── Listing ──

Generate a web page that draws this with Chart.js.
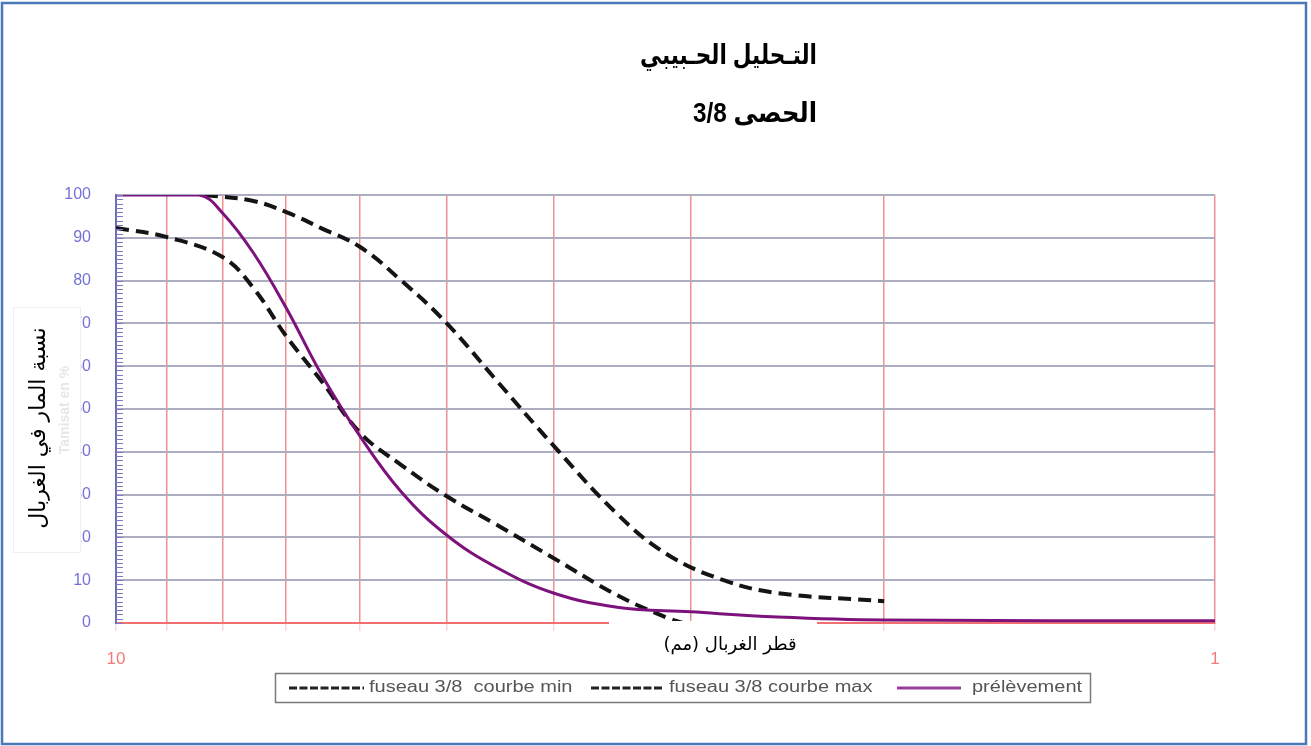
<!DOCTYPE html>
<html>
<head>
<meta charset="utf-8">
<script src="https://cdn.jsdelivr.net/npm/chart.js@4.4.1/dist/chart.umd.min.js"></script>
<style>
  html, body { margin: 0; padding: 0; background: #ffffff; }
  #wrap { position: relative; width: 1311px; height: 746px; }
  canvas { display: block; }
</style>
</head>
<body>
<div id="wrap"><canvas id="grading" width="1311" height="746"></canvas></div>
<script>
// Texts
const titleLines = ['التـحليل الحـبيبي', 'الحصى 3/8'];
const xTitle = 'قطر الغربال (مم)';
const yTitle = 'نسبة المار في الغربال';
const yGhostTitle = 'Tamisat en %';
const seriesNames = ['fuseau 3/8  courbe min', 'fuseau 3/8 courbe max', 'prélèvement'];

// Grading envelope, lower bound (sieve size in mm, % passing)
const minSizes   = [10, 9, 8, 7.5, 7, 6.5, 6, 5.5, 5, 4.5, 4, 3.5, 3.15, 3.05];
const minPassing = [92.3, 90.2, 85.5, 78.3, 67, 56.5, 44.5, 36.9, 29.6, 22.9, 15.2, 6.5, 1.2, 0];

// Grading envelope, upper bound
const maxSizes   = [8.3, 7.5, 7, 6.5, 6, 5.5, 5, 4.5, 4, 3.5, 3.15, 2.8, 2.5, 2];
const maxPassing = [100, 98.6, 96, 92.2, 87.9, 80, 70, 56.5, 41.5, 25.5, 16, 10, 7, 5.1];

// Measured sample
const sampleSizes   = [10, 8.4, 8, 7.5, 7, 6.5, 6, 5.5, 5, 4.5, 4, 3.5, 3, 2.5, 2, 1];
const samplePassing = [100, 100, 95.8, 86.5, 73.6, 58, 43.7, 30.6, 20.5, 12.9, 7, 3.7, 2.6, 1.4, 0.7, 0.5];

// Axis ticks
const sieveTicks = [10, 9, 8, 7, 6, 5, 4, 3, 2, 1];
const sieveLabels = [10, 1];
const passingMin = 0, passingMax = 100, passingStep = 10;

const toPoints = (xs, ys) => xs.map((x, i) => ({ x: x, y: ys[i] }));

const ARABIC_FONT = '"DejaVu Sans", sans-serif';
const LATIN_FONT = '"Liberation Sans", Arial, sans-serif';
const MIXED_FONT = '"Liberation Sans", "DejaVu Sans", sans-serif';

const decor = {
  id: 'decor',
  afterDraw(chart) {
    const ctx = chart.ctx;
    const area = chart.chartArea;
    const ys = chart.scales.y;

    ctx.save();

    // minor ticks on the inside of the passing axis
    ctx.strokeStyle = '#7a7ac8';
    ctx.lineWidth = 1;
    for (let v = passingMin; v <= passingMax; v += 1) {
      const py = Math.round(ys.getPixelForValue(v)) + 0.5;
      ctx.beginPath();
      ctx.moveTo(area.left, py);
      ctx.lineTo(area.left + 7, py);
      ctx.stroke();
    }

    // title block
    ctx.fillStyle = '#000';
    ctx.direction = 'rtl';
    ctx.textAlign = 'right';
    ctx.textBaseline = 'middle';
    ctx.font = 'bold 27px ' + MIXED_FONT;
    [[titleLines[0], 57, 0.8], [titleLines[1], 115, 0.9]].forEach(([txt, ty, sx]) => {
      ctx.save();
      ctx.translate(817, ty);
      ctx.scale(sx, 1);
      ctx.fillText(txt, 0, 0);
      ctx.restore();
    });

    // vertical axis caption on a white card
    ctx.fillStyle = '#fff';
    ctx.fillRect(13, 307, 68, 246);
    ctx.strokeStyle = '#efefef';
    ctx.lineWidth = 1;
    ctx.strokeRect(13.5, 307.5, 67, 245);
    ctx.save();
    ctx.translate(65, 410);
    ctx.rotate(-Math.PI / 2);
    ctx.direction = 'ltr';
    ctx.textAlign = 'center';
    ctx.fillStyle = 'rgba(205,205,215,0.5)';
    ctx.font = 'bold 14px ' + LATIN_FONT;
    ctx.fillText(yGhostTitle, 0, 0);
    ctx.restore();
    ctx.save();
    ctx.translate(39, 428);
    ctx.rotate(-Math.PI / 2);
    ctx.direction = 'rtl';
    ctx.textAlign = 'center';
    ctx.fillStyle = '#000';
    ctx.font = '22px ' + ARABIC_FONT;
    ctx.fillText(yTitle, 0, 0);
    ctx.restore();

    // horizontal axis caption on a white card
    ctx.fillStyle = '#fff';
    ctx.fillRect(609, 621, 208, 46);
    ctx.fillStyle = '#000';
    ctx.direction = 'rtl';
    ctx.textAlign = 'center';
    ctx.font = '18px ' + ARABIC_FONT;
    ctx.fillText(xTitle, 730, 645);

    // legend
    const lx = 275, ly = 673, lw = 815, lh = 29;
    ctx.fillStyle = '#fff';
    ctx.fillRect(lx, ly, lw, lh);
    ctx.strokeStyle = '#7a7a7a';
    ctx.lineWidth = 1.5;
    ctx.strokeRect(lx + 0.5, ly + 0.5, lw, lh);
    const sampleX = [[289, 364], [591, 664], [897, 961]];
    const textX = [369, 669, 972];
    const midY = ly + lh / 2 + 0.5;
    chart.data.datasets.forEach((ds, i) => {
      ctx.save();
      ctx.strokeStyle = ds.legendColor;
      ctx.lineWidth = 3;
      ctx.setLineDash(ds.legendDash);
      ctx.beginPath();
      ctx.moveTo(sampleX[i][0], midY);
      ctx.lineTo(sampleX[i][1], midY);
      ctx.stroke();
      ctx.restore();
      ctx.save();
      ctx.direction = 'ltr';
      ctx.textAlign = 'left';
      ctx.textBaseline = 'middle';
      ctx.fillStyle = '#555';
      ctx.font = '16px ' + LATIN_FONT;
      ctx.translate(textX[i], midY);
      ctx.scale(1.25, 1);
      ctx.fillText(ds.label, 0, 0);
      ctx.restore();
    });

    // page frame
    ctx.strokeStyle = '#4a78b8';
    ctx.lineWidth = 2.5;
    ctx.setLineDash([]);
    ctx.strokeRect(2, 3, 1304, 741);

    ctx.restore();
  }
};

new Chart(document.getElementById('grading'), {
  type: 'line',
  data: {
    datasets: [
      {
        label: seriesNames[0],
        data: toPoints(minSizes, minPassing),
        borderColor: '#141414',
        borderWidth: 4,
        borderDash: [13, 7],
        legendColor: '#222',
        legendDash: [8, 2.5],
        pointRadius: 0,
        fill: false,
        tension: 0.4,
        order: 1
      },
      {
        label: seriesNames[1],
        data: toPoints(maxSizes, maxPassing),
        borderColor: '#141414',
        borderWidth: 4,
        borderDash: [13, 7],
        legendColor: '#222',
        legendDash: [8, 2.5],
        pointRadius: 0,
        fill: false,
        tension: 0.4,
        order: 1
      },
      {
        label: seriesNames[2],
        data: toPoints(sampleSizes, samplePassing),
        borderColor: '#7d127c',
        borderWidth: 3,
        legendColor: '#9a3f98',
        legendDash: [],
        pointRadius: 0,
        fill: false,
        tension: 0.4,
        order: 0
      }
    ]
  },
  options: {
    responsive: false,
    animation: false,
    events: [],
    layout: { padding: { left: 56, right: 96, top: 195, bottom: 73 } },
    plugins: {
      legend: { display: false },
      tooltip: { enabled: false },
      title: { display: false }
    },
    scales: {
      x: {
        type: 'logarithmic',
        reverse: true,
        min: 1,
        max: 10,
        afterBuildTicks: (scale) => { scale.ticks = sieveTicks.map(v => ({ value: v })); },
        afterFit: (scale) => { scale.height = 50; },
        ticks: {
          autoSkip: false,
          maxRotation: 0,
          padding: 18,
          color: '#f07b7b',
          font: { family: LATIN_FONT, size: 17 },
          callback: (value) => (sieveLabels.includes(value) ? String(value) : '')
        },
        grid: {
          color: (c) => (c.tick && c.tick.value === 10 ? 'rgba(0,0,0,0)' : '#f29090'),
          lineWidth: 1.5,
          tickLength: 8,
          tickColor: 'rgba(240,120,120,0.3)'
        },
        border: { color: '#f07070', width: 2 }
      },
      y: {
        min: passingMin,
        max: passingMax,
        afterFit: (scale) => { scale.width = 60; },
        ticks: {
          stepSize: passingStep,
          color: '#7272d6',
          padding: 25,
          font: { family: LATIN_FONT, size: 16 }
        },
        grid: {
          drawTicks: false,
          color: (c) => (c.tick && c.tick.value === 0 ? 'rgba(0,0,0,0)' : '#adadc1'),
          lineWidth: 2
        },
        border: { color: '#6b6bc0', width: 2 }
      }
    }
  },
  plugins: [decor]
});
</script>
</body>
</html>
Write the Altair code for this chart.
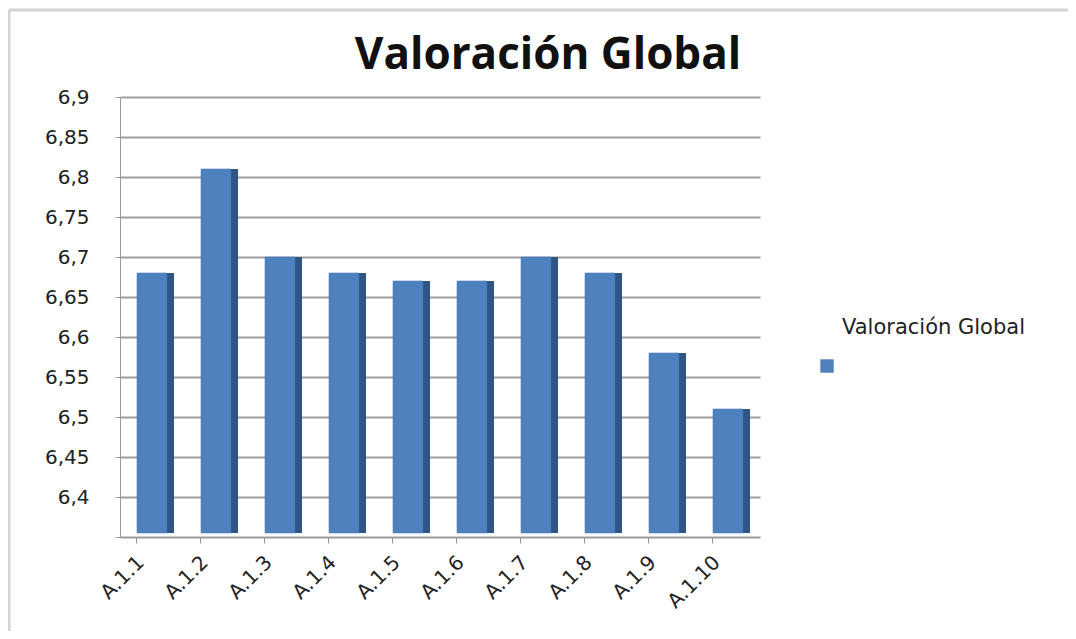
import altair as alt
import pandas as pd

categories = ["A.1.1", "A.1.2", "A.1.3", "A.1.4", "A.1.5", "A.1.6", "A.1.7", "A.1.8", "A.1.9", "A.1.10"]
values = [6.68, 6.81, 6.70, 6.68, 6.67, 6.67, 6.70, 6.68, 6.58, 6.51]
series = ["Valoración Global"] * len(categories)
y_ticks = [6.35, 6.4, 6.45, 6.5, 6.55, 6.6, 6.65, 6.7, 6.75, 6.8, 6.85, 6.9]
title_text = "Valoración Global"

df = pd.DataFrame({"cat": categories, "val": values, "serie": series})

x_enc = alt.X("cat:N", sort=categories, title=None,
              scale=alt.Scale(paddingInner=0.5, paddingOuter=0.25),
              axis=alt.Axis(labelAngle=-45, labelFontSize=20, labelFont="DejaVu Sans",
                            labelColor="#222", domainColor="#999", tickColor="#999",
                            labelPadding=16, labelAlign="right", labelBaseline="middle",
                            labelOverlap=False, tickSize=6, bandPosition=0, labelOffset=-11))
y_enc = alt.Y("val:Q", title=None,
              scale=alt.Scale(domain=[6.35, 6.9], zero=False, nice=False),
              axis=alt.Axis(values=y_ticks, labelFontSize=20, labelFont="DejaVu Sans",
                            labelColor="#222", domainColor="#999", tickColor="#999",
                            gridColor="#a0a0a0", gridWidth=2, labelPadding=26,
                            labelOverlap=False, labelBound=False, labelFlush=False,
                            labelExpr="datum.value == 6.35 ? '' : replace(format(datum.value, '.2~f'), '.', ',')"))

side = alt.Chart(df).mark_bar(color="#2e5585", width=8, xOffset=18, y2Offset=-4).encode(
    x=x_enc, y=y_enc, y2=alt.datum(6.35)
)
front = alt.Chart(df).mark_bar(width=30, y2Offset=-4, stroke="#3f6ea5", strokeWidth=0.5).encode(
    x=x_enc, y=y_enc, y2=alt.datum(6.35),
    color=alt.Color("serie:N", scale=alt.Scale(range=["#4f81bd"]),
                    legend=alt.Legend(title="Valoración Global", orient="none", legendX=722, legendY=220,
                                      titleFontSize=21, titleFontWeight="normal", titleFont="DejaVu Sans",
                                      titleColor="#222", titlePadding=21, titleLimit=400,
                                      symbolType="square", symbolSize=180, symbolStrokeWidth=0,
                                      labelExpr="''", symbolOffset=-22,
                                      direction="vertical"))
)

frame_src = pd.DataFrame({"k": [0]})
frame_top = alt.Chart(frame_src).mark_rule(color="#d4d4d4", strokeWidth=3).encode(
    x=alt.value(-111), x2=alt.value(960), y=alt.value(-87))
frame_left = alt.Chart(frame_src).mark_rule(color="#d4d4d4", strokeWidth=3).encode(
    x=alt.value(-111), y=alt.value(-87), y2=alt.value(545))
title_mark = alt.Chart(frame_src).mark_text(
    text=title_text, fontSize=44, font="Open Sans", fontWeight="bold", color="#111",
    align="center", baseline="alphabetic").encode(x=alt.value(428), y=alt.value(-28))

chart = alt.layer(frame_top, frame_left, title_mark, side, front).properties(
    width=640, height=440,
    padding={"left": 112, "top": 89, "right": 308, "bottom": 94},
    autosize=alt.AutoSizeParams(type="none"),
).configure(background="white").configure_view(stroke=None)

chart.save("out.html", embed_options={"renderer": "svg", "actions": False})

───

_Direction_
Repeat the lines exactly as they stand, from the opening line of the data through the line with "1.4, 0.7, 0.5];". Pictures stay out of the copy.

_Solution for this problem_
Generate a web page that draws this with Chart.js.
<!DOCTYPE html>
<html>
<head>
<meta charset="utf-8">
<script src="https://cdn.jsdelivr.net/npm/chart.js@4.4.1/dist/chart.umd.min.js"></script>
<style>
  html, body { margin: 0; padding: 0; background: #ffffff; }
  #wrap { position: relative; width: 1311px; height: 746px; }
  canvas { display: block; }
</style>
</head>
<body>
<div id="wrap"><canvas id="grading" width="1311" height="746"></canvas></div>
<script>
// Texts
const titleLines = ['التـحليل الحـبيبي', 'الحصى 3/8'];
const xTitle = 'قطر الغربال (مم)';
const yTitle = 'نسبة المار في الغربال';
const yGhostTitle = 'Tamisat en %';
const seriesNames = ['fuseau 3/8  courbe min', 'fuseau 3/8 courbe max', 'prélèvement'];

// Grading envelope, lower bound (sieve size in mm, % passing)
const minSizes   = [10, 9, 8, 7.5, 7, 6.5, 6, 5.5, 5, 4.5, 4, 3.5, 3.15, 3.05];
const minPassing = [92.3, 90.2, 85.5, 78.3, 67, 56.5, 44.5, 36.9, 29.6, 22.9, 15.2, 6.5, 1.2, 0];

// Grading envelope, upper bound
const maxSizes   = [8.3, 7.5, 7, 6.5, 6, 5.5, 5, 4.5, 4, 3.5, 3.15, 2.8, 2.5, 2];
const maxPassing = [100, 98.6, 96, 92.2, 87.9, 80, 70, 56.5, 41.5, 25.5, 16, 10, 7, 5.1];

// Measured sample
const sampleSizes   = [10, 8.4, 8, 7.5, 7, 6.5, 6, 5.5, 5, 4.5, 4, 3.5, 3, 2.5, 2, 1];
const samplePassing = [100, 100, 95.8, 86.5, 73.6, 58, 43.7, 30.6, 20.5, 12.9, 7, 3.7, 2.6, 1.4, 0.7, 0.5];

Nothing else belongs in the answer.